Lexmark X500n [Mac] full review
If you follow the printer market, you’ll know that £250 is inexpensive for a colour laser multifunction printer (MFP). Your first impression of the Lexmark X500n, priced at £299, might therefore be that it must be mediocre. Don’t be fooled. The X500n delivered solid results with its ability to print, scan, and copy.
A big factor contributing to the X500n’s affordability is its lack of a fax machine (fax capability is an increasingly common feature on laser MFPs). If your office already owns a standalone fax machine – and most offices do – you’ll appreciate Lexmark’s thoughtful way of making a powerful MFP more affordable. And if you actually do need a fax machine, Lexmark doesn’t leave you in the dark: for £90 more, you can buy the X502n, which offers a built-in fax as well as all the X500n features.
Setup and usability
You’ll know the X500n is a serious device once you unpack it from its box – it is something of a behemoth, weighing 16kg and standing 53.3cm high, so you’ll need assistance setting it up. The step-by-step setup pamphlet is fully illustrated, and we managed to set up the X500n fairly quickly, although we felt the process would have been easier with written instructions. The printer does come with a printed user manual though.
A common problem with MFPs is flawed scanner software. But the X500n’s built-in flatbed scanner was like a breath of fresh air. It worked smoothly, and its user-friendly interface offers flexible customisation options. Also notable is the X500n’s ability to scan over a network. The scanner can be shared on a network using its 10/100BaseTX Ethernet connection, and it can also scan to a single computer via USB 2.0.

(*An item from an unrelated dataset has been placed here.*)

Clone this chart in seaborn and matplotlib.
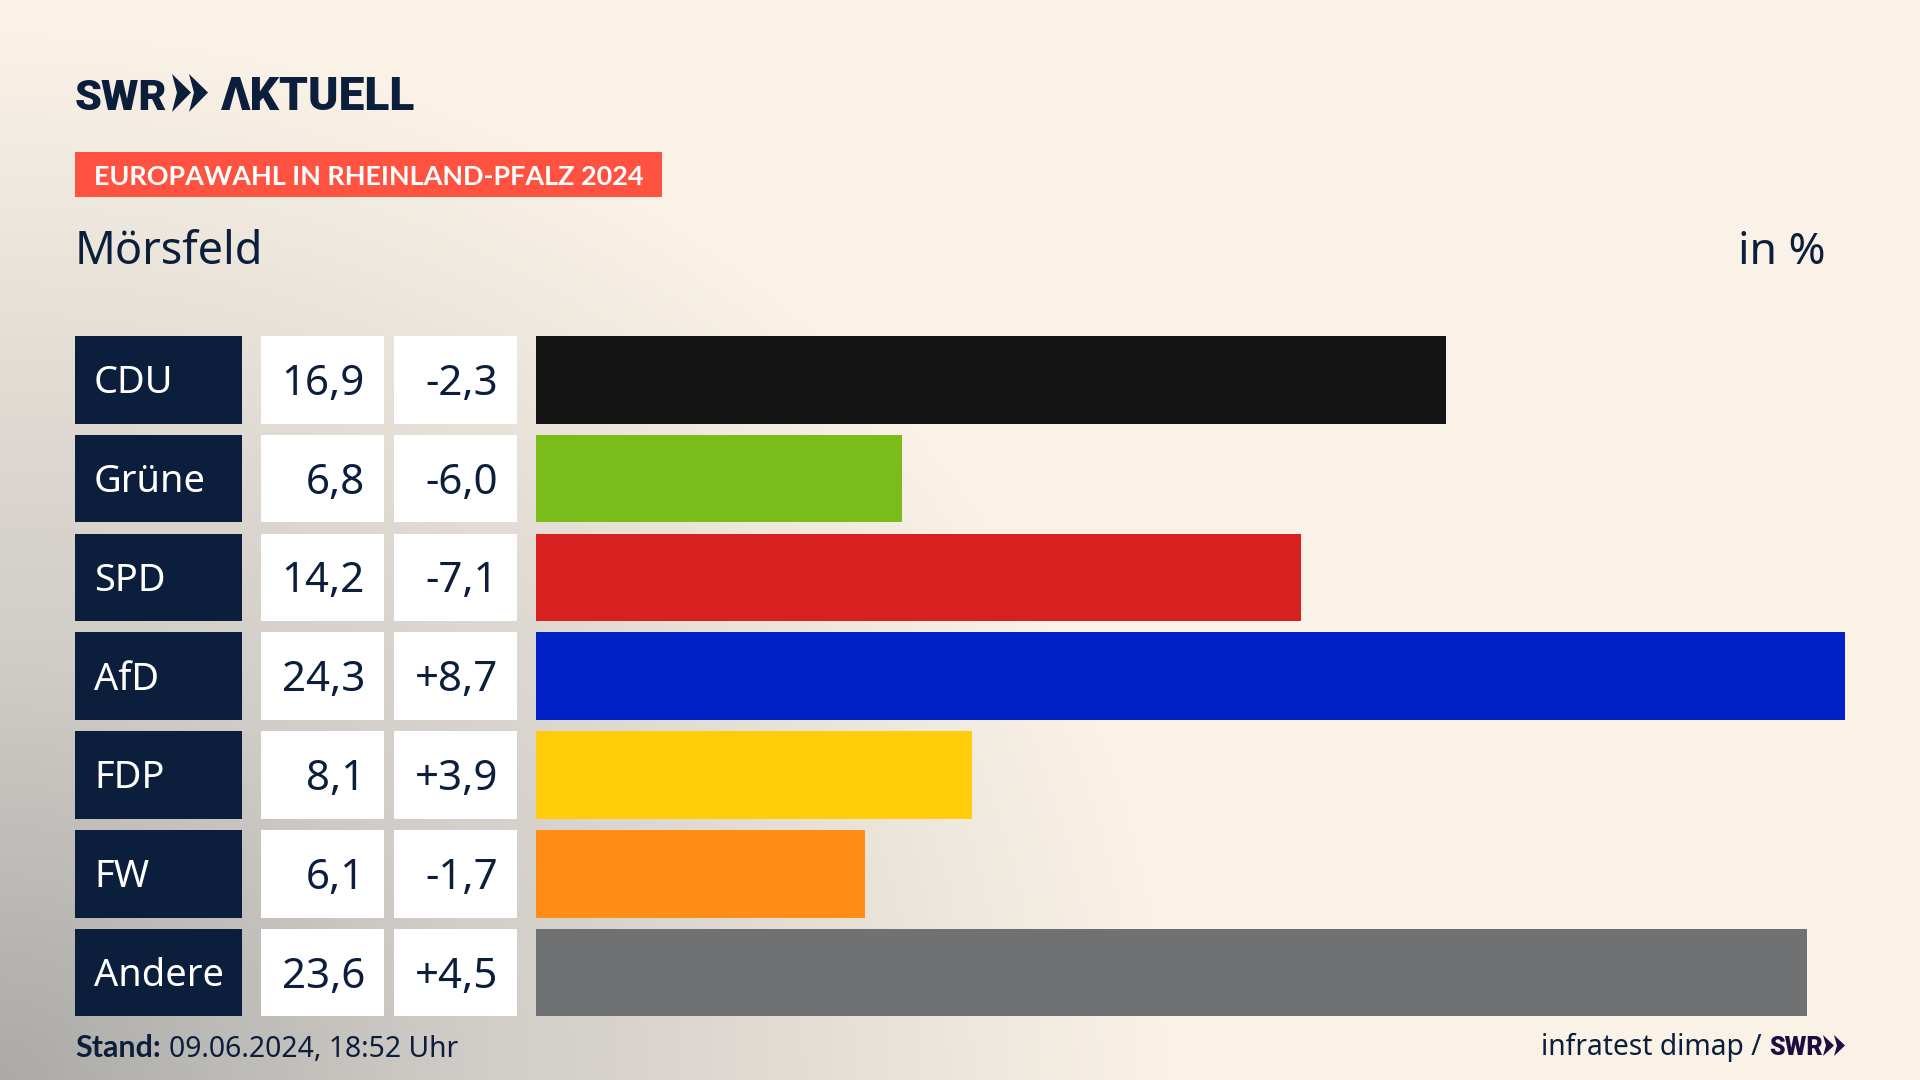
import numpy as np
import pandas as pd
import matplotlib.pyplot as plt
import seaborn as sns
from matplotlib.colors import LinearSegmentedColormap
from matplotlib.patches import Polygon, Rectangle

parties = ["CDU", "Grüne", "SPD", "AfD", "FDP", "FW", "Andere"]
shares = [16.9, 6.8, 14.2, 24.3, 8.1, 6.1, 23.6]
share_labels = ["16,9", "6,8", "14,2", "24,3", "8,1", "6,1", "23,6"]
change_labels = ["-2,3", "-6,0", "-7,1", "+8,7", "+3,9", "-1,7", "+4,5"]
party_colors = ["#141414", "#7abd1a", "#d7201f", "#0022c8", "#ffcd09", "#ff8d16", "#707173"]

navy = "#0b1f3d"
W, H = 1920, 1080


def pt(px):
    return px * 72 / 100


sns.set_theme(style="white")
plt.rcParams["font.family"] = ["Noto Sans", "DejaVu Sans"]

fig = plt.figure(figsize=(W / 100, H / 100), dpi=100)

# background, gray corner bottom left
bg = fig.add_axes([0, 0, 1, 1])
yy, xx = np.mgrid[0:H, 0:W]
d = np.sqrt((xx / 1170) ** 2 + ((H - yy) / 1050) ** 2)
cmap = LinearSegmentedColormap.from_list(
    "bg", [(0, "#abaaa8"), (0.4, "#d0ccc7"), (0.6, "#dcd7d0"), (0.8, "#ece5db"), (1, "#faf2e7")]
)
bg.imshow(np.clip(d, 0, 1), cmap=cmap, vmin=0, vmax=1, aspect="auto", extent=(0, W, H, 0))
bg.set_xlim(0, W)
bg.set_ylim(H, 0)
bg.axis("off")

row_top = 336
row_h = 87.5
pitch = 98.8

# row boxes and their texts
for i, party in enumerate(parties):
    y = row_top + i * pitch
    mid = y + row_h / 2
    bg.add_patch(Rectangle((75, y), 167, row_h, color=navy, lw=0))
    bg.add_patch(Rectangle((261, y), 123, row_h, color="white", lw=0))
    bg.add_patch(Rectangle((394, y), 123, row_h, color="white", lw=0))
    bg.text(94, mid + 13.5, party, color="white", fontsize=pt(38), va="baseline")
    bg.text(365, mid + 15, share_labels[i], color=navy, fontsize=pt(42), ha="right", va="baseline")
    bg.text(498, mid + 15, change_labels[i], color=navy, fontsize=pt(42), ha="right", va="baseline")

# bars
df = pd.DataFrame({"party": parties, "share": shares})
left, right = 536, 1845
top = row_top - (pitch - row_h) / 2
bottom = top + pitch * len(parties)
ax = fig.add_axes([left / W, 1 - bottom / H, (right - left) / W, (bottom - top) / H])
ax.patch.set_alpha(0)
sns.barplot(data=df, y="party", x="share", hue="party", palette=party_colors,
            width=row_h / pitch, saturation=1, linewidth=0, legend=False, ax=ax)
ax.set_xlim(0, 24.3)
ax.set_ylim(len(parties) - 0.5, -0.5)
ax.axis("off")

# header
bg.text(75, 110, "SWR", color=navy, fontsize=pt(43), fontweight="black", family="Roboto", va="baseline")
bg.text(221, 110, "ΛKTUELL", color=navy, fontsize=pt(46), fontweight="black", family="Roboto", va="baseline")
for x0 in (172, 189):
    bg.add_patch(Polygon([(x0, 74), (x0 + 19, 92.5), (x0, 112), (x0 + 5, 92.5)], color=navy, lw=0))

bg.add_patch(Rectangle((75, 152), 587, 45, color="#ff5240", lw=0))
bg.text(94, 185, "EUROPAWAHL IN RHEINLAND-PFALZ 2024", color="white", fontsize=pt(27),
        fontweight="bold", family="Lato", va="baseline")
bg.text(75, 264, "Mörsfeld", color=navy, fontsize=pt(45), va="baseline")
bg.text(1826, 264, "in %", color=navy, fontsize=pt(44.5), ha="right", va="baseline")

# footer
bg.text(75, 1057, "Stand:", color=navy, fontsize=pt(30.5), fontweight="bold", family="Lato", va="baseline")
bg.text(169, 1057, "09.06.2024, 18:52 Uhr", color=navy, fontsize=pt(28.3), va="baseline")
bg.text(1762, 1055, "infratest dimap /", color=navy, fontsize=pt(28.2), ha="right", va="baseline")
bg.text(1769, 1055, "SWR", color="#1b0f3f", fontsize=pt(25), fontweight="black", family="Roboto", va="baseline")
for x0 in (1823, 1834):
    bg.add_patch(Polygon([(x0, 1035), (x0 + 11, 1045.5), (x0, 1056), (x0 + 3, 1045.5)], color="#1b0f3f", lw=0))

fig.savefig("out.png", dpi=100)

Likewise, the X500n’s copier is easy to use. The automatic document feeder works well and should come in handy in busy offices. Two large buttons on the control panel allow you to choose between black-and-white or colour copying. You can also configure settings for the quality of your copies using the menu button.
Configuring the X500n over a network is also easy. Using its network utility (which you can access through the OS X Printer Setup utility once you’ve installed everything on the accompanying CD), you can change the administrative password and other settings, or even add email alerts that send warnings about paper jams or low toner.
The X500n’s printing performance turned in solid results, ranging from good to very good. Text quality appeared smooth and clean.
In our test print of a 22MB Photoshop image, reds were a bit too strong. It did well when printing a four-page colour PDF containing graphics, fine lines, and gradients: thin lines were well preserved, and gradients were smooth and distinct.
Our jury was least impressed with the X500n’s copy quality. In our copy of a Macworld magazine cover, colours were nearly accurate, but some details that could be seen in the original were lost in the copy. The overall composition also appeared a little grainy.
We mentioned earlier that we appreciated the ease of use of the X500n’s scanner. Even better news is that the scan quality is impressive. In a scan of a line chart to test resolution quality, the X500n offered very good results. When scanning our control photo of a picnic scene to judge colour and image quality, the X500n’s output was a little heavy on the blues, but overall the image was clear.
In our test over 10/100 BaseTX Ethernet, the X500N took 13 seconds to print a one-page Word document, 37 seconds to print a 10-page Word document, 43 seconds to print a 22MB Photoshop image, and 58 seconds to print a four-page PDF. In contrast, the AcuLaser took 10 seconds to print a one-page Word document, 36 seconds for a 10-page Word document, 86 seconds for a 22MB Photoshop image, and 139 seconds for a four-page PDF.
Scanning with the X500n is a little slow. It took 98 seconds to scan an 8 x 10in photo at 600dpi. And 115 seconds for a 4 x 6in photo at 1,200dpi.